Platform Issues

Incident Report for Crazy Ant Labs

Postmortem

The issues on AWS - that were caused due to electricity issues in one of their US data centers - affected our products as well as Heroku.

In Cron To Go, new issues arised after the AWS issues were fixed since Cron To Go was executing jobs but still received errors from Heroku APIs and retried execution. This caused the job queue to bloat up more than the workers' capacity and caused jobs to run out of schedule (due to retries).

Posted Dec 24, 2021 - 14:09 UTC

Resolved

This incident has been resolved.

Posted Dec 23, 2021 - 00:27 UTC

Update

All Cron To Go jobs back log has caught up and we see full recovery in all systems. We keep monitoring the situation to ensure the issue has been resolved.

Posted Dec 22, 2021 - 18:23 UTC

Monitoring

Heroku and AWS identified the issue and are actively working on a fix. We and are seeing recovery for the majority of our services but we still see a backlog of Cron To Go jobs that are slowly getting processed.

Posted Dec 22, 2021 - 15:12 UTC

Update

We are continuing to work on a fix for this issue.

Posted Dec 22, 2021 - 14:33 UTC

Identified

The issue has been identified with Heroku's US region availability issues. Customers are not able to login to our add-ons using Heroku's SSO login mechanism an Cron To Go jobs are failing intermittently due to Heroku API availability issues.

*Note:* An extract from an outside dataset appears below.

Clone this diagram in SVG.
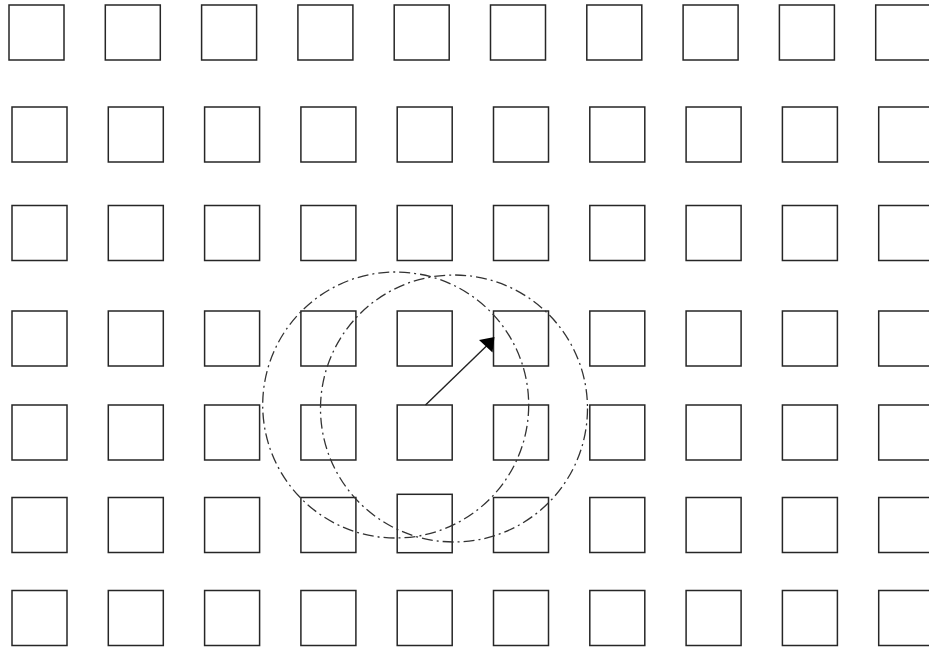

Posted Dec 22, 2021 - 14:27 UTC

Investigating

We are investigating availability issues for a significant portion of our platform due to issues with the AWS and Heroku platforms.

Posted Dec 22, 2021 - 14:14 UTC

This incident affected: SFTP To Go (Web Interface, API Requests, Webhooks, Heroku), Cron To Go (Web Interface, API Requests, Webhooks, Heroku), Activity To Go (Web Interface, Notifications, API Requests, Webhooks, Heroku), and Mailer To Go (Web Interface, API Requests, Heroku).